• _What you have to do_: Pull every line of the entries that has the word "chart".

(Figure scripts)
---

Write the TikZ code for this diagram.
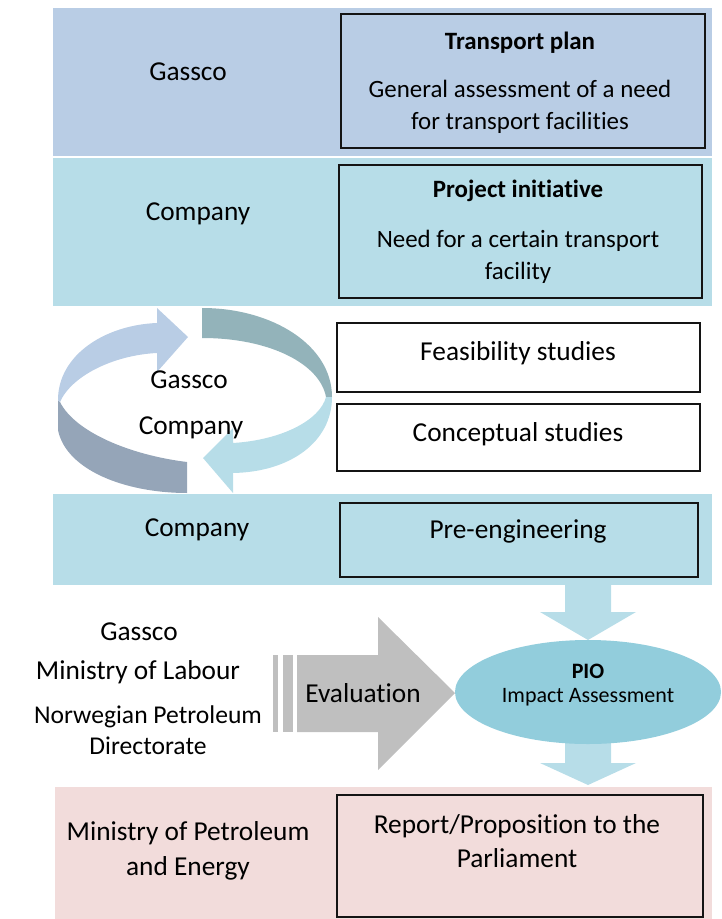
\documentclass[tikz,border=0pt]{standalone}
\usepackage{fontspec}
\setmainfont{Carlito}[Ligatures=NoCommon]

\definecolor{gasscoblue}{RGB}{185,205,229}
\definecolor{companycyan}{RGB}{183,221,232}
\definecolor{ministrypink}{RGB}{242,220,219}
\definecolor{piocyan}{RGB}{146,205,220}
\definecolor{evalgray}{RGB}{191,191,191}
\definecolor{loopteal}{RGB}{147,179,186}
\definecolor{loopslate}{RGB}{149,165,184}
\definecolor{boxline}{RGB}{20,20,20}

\tikzset{every picture/.style={line width=0.75pt},
  txt/.style={inner sep=0.75pt, align=center, font=\fontsize{20.5}{26}\selectfont},
  boxtxt/.style={txt, font=\fontsize{18.7}{24}\selectfont},
  piotxt/.style={inner sep=0.75pt, align=center, font=\fontsize{16.5}{20}\selectfont},
  pbox/.style={draw=boxline, line width=1.5pt}}

\begin{document}
\begin{tikzpicture}[x=0.75pt,y=0.75pt,yscale=-1]
\useasboundingbox (0,0) rectangle (721,919);

%Shape: Rectangle (Gassco band)
\fill [gasscoblue] (53,8) rectangle (712,156);
%Shape: Rectangle
\draw [pbox] (341,14) rectangle (705,148);
%Shape: Rectangle (Company band)
\fill [companycyan] (53,158) rectangle (712,306);
%Shape: Rectangle
\draw [pbox] (339,165) rectangle (702,298);

%Shape: Rectangle
\draw [pbox, fill=white] (337,323) rectangle (700,392);
%Shape: Rectangle
\draw [pbox, fill=white] (337,404) rectangle (700,471);

%Shape: Loop arrow, lower left
\fill [loopslate] (58,400) -- (58,430) .. controls (66,470) and (125,493) .. (187,493) -- (187,462) .. controls (130,455) and (75,432) .. (60,402) -- cycle;
%Shape: Loop arrow, upper left
\fill [gasscoblue] (58,400) .. controls (58,355) and (105,325) .. (157,323) -- (157,308) -- (188,337) -- (157,372) -- (157,353) .. controls (115,355) and (72,375) .. (60,402) -- cycle;
%Shape: Loop arrow, upper right
\fill [loopteal] (202,308) .. controls (272,308) and (332,345) .. (332,397) -- (326,397) .. controls (320,364) and (270,338) .. (202,338) -- cycle;
%Shape: Loop arrow, lower right
\fill [companycyan] (332,397) .. controls (332,442) and (290,472) .. (233,473) -- (233,493) -- (203,458) -- (233,428) -- (233,443) .. controls (282,440) and (320,420) .. (326,397) -- cycle;

%Shape: Rectangle (Pre-engineering band)
\fill [companycyan] (53,494) rectangle (712,585);
%Shape: Rectangle
\draw [pbox] (340,503) rectangle (698,577);

%Shape: Down arrow
\fill [companycyan] (565,585) -- (611,585) -- (611,612) -- (636,612) -- (588,640) -- (540,612) -- (565,612) -- cycle;
%Shape: Down arrow
\fill [companycyan] (565,740) -- (611,740) -- (611,763) -- (636,763) -- (588,785) -- (540,763) -- (565,763) -- cycle;
%Shape: Ellipse
\fill [piocyan] (588,692) ellipse [x radius=133, y radius=52];

%Shape: Evaluation arrow
\fill [evalgray] (273,655) rectangle (278,732);
\fill [evalgray] (283,655) rectangle (293,732);
\fill [evalgray] (297,655) -- (378,655) -- (378,617) -- (455,693) -- (378,770) -- (378,732) -- (297,732) -- cycle;

%Shape: Rectangle (Ministry band)
\fill [ministrypink] (55,787) rectangle (712,919);
%Shape: Rectangle
\draw [pbox] (337,795) rectangle (703,917);

% Text Node
\draw (188,72) node (gassco) [txt] {Gassco};
% Text Node
\draw (520,43) node (transport) [boxtxt] {\textbf{Transport plan}};
% Text Node
\draw (520,107) node (assess) [boxtxt] {General assessment of a need\\for transport facilities};
% Text Node
\draw (198,214) node (company) [txt] {Company};
% Text Node
\draw (518,191) node (initiative) [boxtxt] {\textbf{Project initiative}};
% Text Node
\draw (518,257) node (need) [boxtxt] {Need for a certain transport\\facility};
% Text Node
\draw (518,353) node (feasibility) [txt] {Feasibility studies};
% Text Node
\draw (518,434) node (conceptual) [txt] {Conceptual studies};
% Text Node
\draw (189,380) node (loopgassco) [txt] {Gassco};
% Text Node
\draw (191,428) node (loopcompany) [txt] {Company};
% Text Node
\draw (197,530) node (precompany) [txt] {Company};
% Text Node
\draw (518,531) node (preeng) [txt] {Pre-engineering};
% Text Node
\draw (588,671) node (pio) [piotxt] {\textbf{PIO}};
% Text Node
\draw (588,697) node (impact) [piotxt] {Impact Assessment};
% Text Node
\draw (363,693) node (evaluation) [txt] {Evaluation};
% Text Node
\draw (139,632) node (evalgassco) [txt] {Gassco};
% Text Node
\draw (138,672) node (labour) [txt] {Ministry of Labour};
% Text Node
\draw (148,730) node (npd) [txt, font=\fontsize{19.2}{23.5}\selectfont] {Norwegian Petroleum\\Directorate};
% Text Node
\draw (188,851) node (petroleum) [txt] {Ministry of Petroleum\\and Energy};
% Text Node
\draw (517,841) node (report) [txt] {Report/Proposition to the\\Parliament};

\end{tikzpicture}
\end{document}
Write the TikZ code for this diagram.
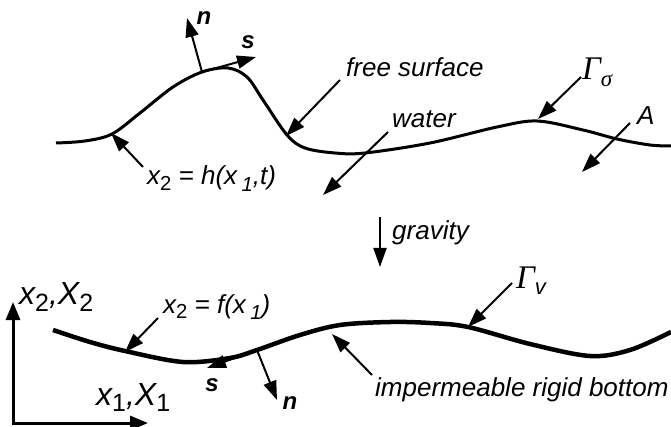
\documentclass[tikz,border=0pt]{standalone}
\usepackage{fontspec}
\setmainfont{Liberation Sans}
\newfontfamily\gfont{Liberation Serif}
\usetikzlibrary{arrows.meta}
\tikzset{
  lbl/.style={inner sep=0pt, anchor=base west, font=\fontsize{26}{30}\selectfont\itshape},
  axlbl/.style={inner sep=0pt, anchor=base west, font=\fontsize{32}{36}\selectfont\itshape},
  vlbl/.style={inner sep=0pt, font=\fontsize{24}{28}\selectfont\bfseries\itshape},
  arr/.style={line width=2pt, -{Triangle[length=19pt,width=13pt]}},
  axis/.style={line width=3pt, -{Triangle[length=18pt,width=14pt]}},
  surf/.style={line width=3pt},
  bed/.style={line width=4.5pt}
}
\newcommand{\usub}[1]{\raisebox{-0.2em}{\scalebox{0.78}{\upshape #1}}}
\newcommand{\isub}[1]{\raisebox{-0.25em}{\scalebox{0.78}{#1}}}
\newcommand{\Gam}{{\gfont\itshape\fontsize{33}{36}\selectfont Γ}}
\begin{document}
\begin{tikzpicture}[x=1pt,y=-1pt]
\useasboundingbox (0,0) rectangle (671,427);
% free surface
\draw[surf] plot[smooth, tension=0.55] coordinates {(56,143) (85,141) (112,134) (140,113) (173,87) (202,72) (228,68) (247,77) (263,100) (287,135) (305,148) (335,153) (365,153) (430,143) (497,127) (537,121) (583,130) (617,139) (650,145) (671,146)};
% bottom
\draw[bed] plot[smooth, tension=0.55] coordinates {(53,330) (90,342) (125,351) (183,362) (230,358) (257,350) (300,335) (340,325) (390,322) (430,323) (468,327) (530,344) (590,356) (630,350) (671,332)};

% coordinates
\coordinate (ptop) at (202,72);
\coordinate (ntip) at (187,18);
\coordinate (stip) at (256,57);
\coordinate (htail) at (143,167);
\coordinate (hhead) at (111,133);
\coordinate (fstail) at (340,80);
\coordinate (fshead) at (286,136);
\coordinate (wtail) at (388,132);
\coordinate (whead) at (323,195);
\coordinate (gstail) at (581,77);
\coordinate (gshead) at (538,119);
\coordinate (atail) at (630,123);
\coordinate (ahead) at (582,172);
\coordinate (grtail) at (380,217);
\coordinate (grhead) at (380,267);
\coordinate (gvtail) at (512,283);
\coordinate (gvhead) at (468,327);
\coordinate (imtail) at (372,375);
\coordinate (imhead) at (332,334);
\coordinate (fftail) at (158,318);
\coordinate (ffhead) at (125,352);
\coordinate (pbot) at (257,350);
\coordinate (sbtip) at (207,368);
\coordinate (nbtip) at (277,400);
\coordinate (origin) at (13,423);
\coordinate (yax) at (13,302);
\coordinate (xax) at (148,423);

% labels
\node[vlbl] (nt) at (204,18) {n};
\node[vlbl] (st) at (248,42) {s};
\node[lbl] (hl) at (147,185) {x\usub{2} = h(x\,\isub{1},t)};
\node[lbl] (fsl) at (346,77) {free surface};
\node[lbl] (wl) at (392,128) {water};
\node[lbl] (gsl) at (582,80) {\Gam\raisebox{-7pt}{\gfont\itshape\fontsize{23}{26}\selectfont σ}};
\node[lbl] (al) at (637,125) {A};
\node[lbl] (grl) at (392,240) {gravity};
\node[lbl] (gvl) at (516,288) {\Gam\raisebox{-6pt}{\fontsize{22}{24}\selectfont v}};
\node[lbl] (ffl) at (163,313) {x\usub{2} = f(x\,\isub{1})};
\node[lbl] (iml) at (375,396) {impermeable rigid bottom};
\node[vlbl] (sb) at (212,385) {s};
\node[vlbl] (nb) at (290,403) {n};
\node[axlbl] (x2l) at (19,305) {x\usub{2},X\usub{2}};
\node[axlbl] (x1l) at (96,405) {x\usub{1},X\usub{1}};

% arrows
\draw[arr] (ptop) -- (ntip);
\draw[arr] (ptop) -- (stip);
\draw[arr] (htail) -- (hhead);
\draw[arr] (fstail) -- (fshead);
\draw[arr] (wtail) -- (whead);
\draw[arr] (gstail) -- (gshead);
\draw[arr] (atail) -- (ahead);
\draw[arr] (grtail) -- (grhead);
\draw[arr] (gvtail) -- (gvhead);
\draw[arr] (imtail) -- (imhead);
\draw[arr] (fftail) -- (ffhead);
\draw[arr] (pbot) -- (sbtip);
\draw[arr] (pbot) -- (nbtip);
\draw[axis] ([yshift=1.5pt]origin) -- (yax);
\draw[axis] ([xshift=-1.5pt]origin) -- (xax);
\end{tikzpicture}
\end{document}
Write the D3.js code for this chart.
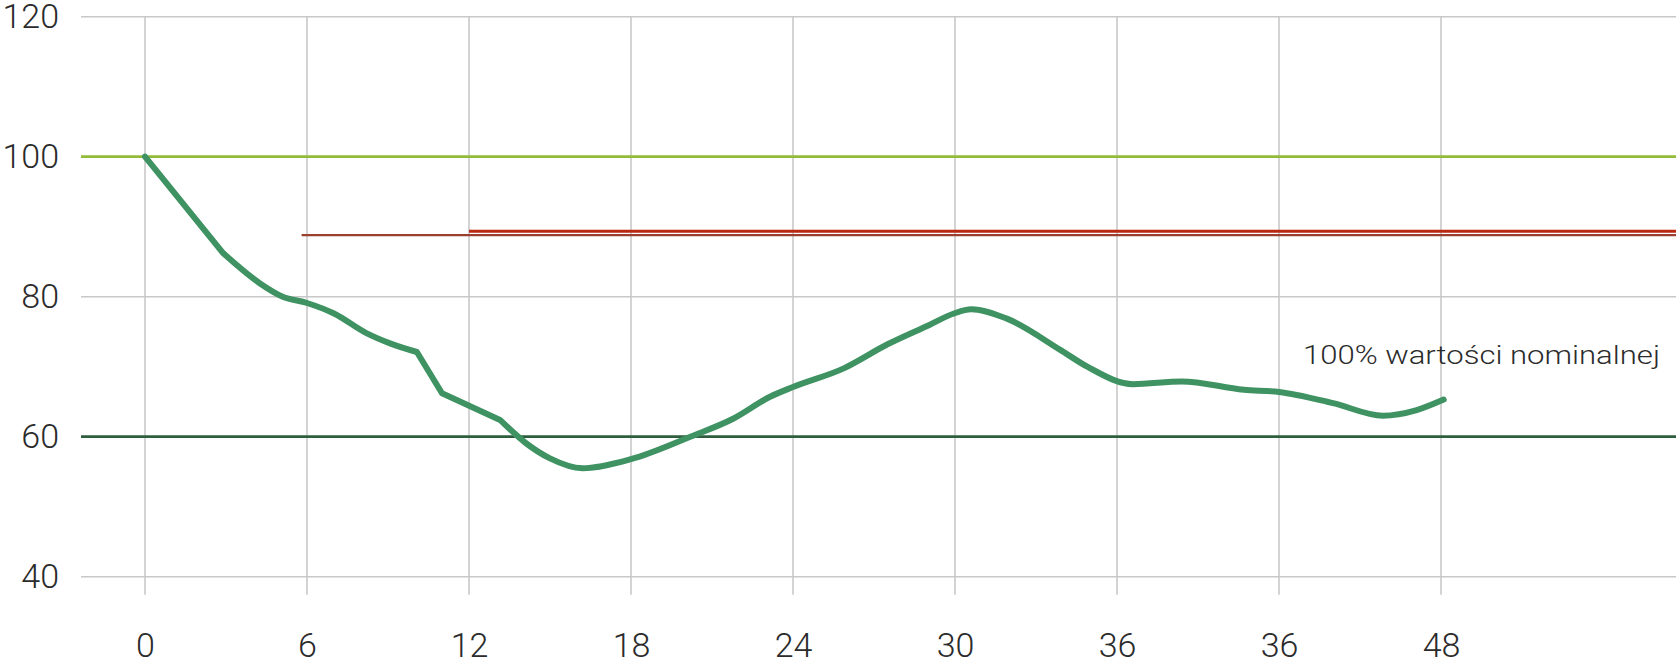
<!DOCTYPE html>
<html>
<head>
<meta charset="utf-8">
<script src="https://cdn.jsdelivr.net/npm/d3@7"></script>
<style>
  html, body { margin: 0; padding: 0; background: #ffffff; }
  svg { display: block; }
  text { font-family: "Roboto", "Open Sans", "Liberation Sans", sans-serif; font-weight: 300; fill: #2b2b2b; }
</style>
</head>
<body>
<svg id="chart" width="1676" height="659"></svg>
<script>
// ---- data ----
const xTickValues = [0, 6, 12, 18, 24, 30, 36, 42, 48];
const xTickLabels = ["0", "6", "12", "18", "24", "30", "36", "36", "48"];
const yTickValues = [40, 60, 80, 100, 120];

const seriesT = [0, 2.9, 4.26, 5.1, 6, 7, 8.2, 9.1, 10.07, 11, 13.15, 14.1, 15.0, 16.2, 18, 20.2, 21.8, 23.15, 24, 25.9, 27.5, 29.07, 29.96, 30.6, 31.9, 33.9, 34.9, 36.6, 38.4, 40.7, 42, 44, 45.85, 47.1, 48.1];
const seriesV = [100, 86.2, 81.9, 80.0, 79.1, 77.6, 74.8, 73.3, 72.1, 66.2, 62.4, 59.1, 56.9, 55.5, 56.8, 60.0, 62.6, 65.7, 67.1, 69.8, 73.2, 76.0, 77.6, 78.2, 76.9, 72.4, 70.0, 67.5, 67.9, 66.7, 66.4, 64.8, 63.0, 63.8, 65.3];
const cornerT = [2.9, 10.07, 11, 13.15];   // sharp bends in the drawn line

const refLevels = [100, 60];           // horizontal reference lines
const refColors = ["#93bb3a", "#2f5e3e"];
const redStart = [5.8, 12];            // red limit lines: start (x units)
const redLevels = [88.8, 89.35];       // red limit lines: value
const redColors = ["#9b4030", "#b8290f"];
const redWidths = [2.2, 3];
const annotation = "100% wartości nominalnej";

// ---- layout ----
const W = 1676, H = 659;
const svg = d3.select("#chart");
const x = d3.scaleLinear().domain([0, 48]).range([145, 1441]);
const y = d3.scaleLinear().domain([40, 120]).range([576.7, 16.7]);
const gridLeft = 81, gridRight = W;

// horizontal grid
svg.append("g").selectAll("line").data(yTickValues).join("line")
  .attr("x1", gridLeft).attr("x2", gridRight)
  .attr("y1", d => y(d)).attr("y2", d => y(d))
  .attr("stroke", "#c8c8c8").attr("stroke-width", 1.6);

// vertical grid (extends below bottom line)
svg.append("g").selectAll("line").data(xTickValues).join("line")
  .attr("x1", d => x(d)).attr("x2", d => x(d))
  .attr("y1", y(120)).attr("y2", y(40) + 18)
  .attr("stroke", "#c8c8c8").attr("stroke-width", 1.6);

// y axis labels
const yAxis = d3.axisLeft(y).tickValues(yTickValues).tickSize(0).tickPadding(0);
const yg = svg.append("g").attr("transform", "translate(59,0)").call(yAxis);
yg.select(".domain").remove();
yg.selectAll("text").attr("font-size", 34).attr("fill", "#2b2b2b");

// x axis labels
const xAxis = d3.axisBottom(x).tickValues(xTickValues)
  .tickFormat((d, i) => xTickLabels[i]).tickSize(0).tickPadding(0);
const xg = svg.append("g").attr("transform", "translate(0,633)").call(xAxis);
xg.select(".domain").remove();
xg.selectAll("text").attr("font-size", 34).attr("fill", "#2b2b2b").attr("dy", "0.72em");
svg.selectAll("g").attr("font-family", null);

// reference lines
svg.append("g").selectAll("line").data(refLevels).join("line")
  .attr("x1", gridLeft).attr("x2", gridRight)
  .attr("y1", d => y(d)).attr("y2", d => y(d))
  .attr("stroke", (d, i) => refColors[i]).attr("stroke-width", 2.8);

// red limit lines
svg.append("g").selectAll("line").data(redLevels).join("line")
  .attr("x1", (d, i) => x(redStart[i])).attr("x2", gridRight)
  .attr("y1", d => y(d)).attr("y2", d => y(d))
  .attr("stroke", (d, i) => redColors[i]).attr("stroke-width", (d, i) => redWidths[i]);

// main series: smooth pieces joined at sharp bends
const pts = seriesT.map((t, i) => [t, seriesV[i]]);
const line = d3.line().x(d => x(d[0])).y(d => y(d[1])).curve(d3.curveMonotoneX);
const pieces = [];
let cur = [];
pts.forEach(p => {
  cur.push(p);
  if (cornerT.includes(p[0])) { pieces.push(cur); cur = [p]; }
});
if (cur.length > 1) pieces.push(cur);
const dPath = pieces.map((pc, i) => {
  const s = line(pc);
  return i === 0 ? s : s.replace(/^M/, "L");
}).join("");
svg.append("path").attr("d", dPath)
  .attr("fill", "none").attr("stroke", "#3f9261").attr("stroke-width", 6)
  .attr("stroke-linecap", "round").attr("stroke-linejoin", "round");

// annotation
svg.append("text").attr("x", 1303).attr("y", 364)
  .attr("font-size", 25).attr("textLength", 357).attr("lengthAdjust", "spacingAndGlyphs")
  .text(annotation);
</script>
</body>
</html>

---

• _Answer to the exercise_:
Write the D3.js code for this chart.
<svg id="chart" width="1676" height="659"></svg>
const svg = d3.select("#chart");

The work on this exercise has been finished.